Photo of hearing aids
The author’s hearing aids
Photo by the author

So, during our discussion of inclusive, accessible design in class, I demonstrated how my disabilities might affect a class presentation. I started with a simple question: Do I look like a disabled person to you?

“But of course I am,” I explained, having obtained the expected answer (as I said, I pass as abled). I took off my glasses and stood at the back of the room and attempted to read the board, a task at which I failed marvelously (the chalk boards looked like mere smudges to me–I couldn’t even tell anything was written on them). I took out one of my hearing aids and showed it to the class. I explained to them that it is, at its core, just a microphone (two, actually, for directionality) and a speaker. I asked them about the sound quality they might expect if they used their cell phones to record audio off a television–this made sense as to why I might need captions on recorded media even though most days I can understand their speech in class (with some embarrassing exceptions).

I followed my demonstration of my own disabilities with some questions about how my students benefit from the accommodations that I require to fully participate. I asked them: “By show of hands, how many of you prefer to watch things with captions on?” In each of my four sections, it was at least a third of the class; some, merely by the question, volunteered reasons that have nothing to do with disability, thus demonstrating the universal benefits of accessible design (I deliberately did not actually follow up with “Why?” unless they started to answer unprompted–that would be Not Ok). What is necessary for me to participate is beneficial for others as well.
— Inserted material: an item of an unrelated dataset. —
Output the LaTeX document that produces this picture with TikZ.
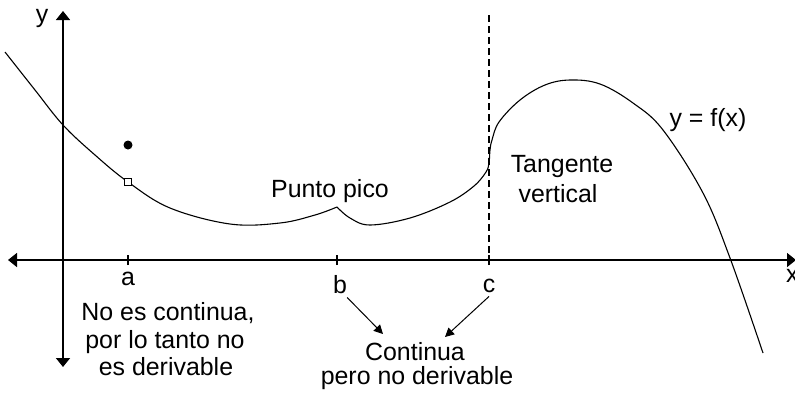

Photo of the author's glasses, an example of assistive techology
Some disabilities, like the author’s nearsightedness, are so common that we don’t even think of them as disabilities. But they still require assistive technology and some consideration for accessibility–even if that technology and those considerations are so mundane we don’t even see them when they’re, um, right in front of our faces.
Photo of the author’s glasses, taken by the author.

Take-aways

1) We need to be comfortable talking about disability in concrete, lived experiences in the classroom, because our students have lived in a culture that views disability as just things like wheelchairs or that hides disability as a separate space of “accommodations”. How you reach that comfort zone depends on the resources you have available to you based on your lived experience, including emotional resources (don’t out yourself if you don’t want to–for instance, I chose not to disclose that I also have mental health stuff going on, since that wasn’t useful to the discussion and is a more sensitive thing for me). To become better, more compassionate and circumspect people, we all need contact with experiences different from our own, and as instructors that is exactly what we can do for our students. But make sure you aren’t requiring students to share their experiences if you don’t want to.

2) We need to accompany our discussions of design and composition with discussions of accessibility. We need to be building it into the assignment from the start, including it in the rubric, whatever it takes so that accessibility isn’t an afterthought but a deliberate design consideration as much as other constraints like time limits. We shouldn’t accept a podcast assignment without a transcript or outline to accompany it, for instance. Accessible design shouldn’t be added in when we are made aware of someone in our audience needing an accommodation, but rather it should be included in the planning stages before we’ve even met our audience, and we need to model and require that for our students too.

One thought on “Talking Disability and Accessibility in the Composition Classroom

  1. The place I work at has hired interns with the task to transcribe content. I’ve jumped in as well to transcribe 17 videos after 1 day of interviews with business leaders.

    Granted, it is a constant fight over “what looks better?” or “Why do it at all?”. Very staggering. Great post, hope they learn a lot out of it.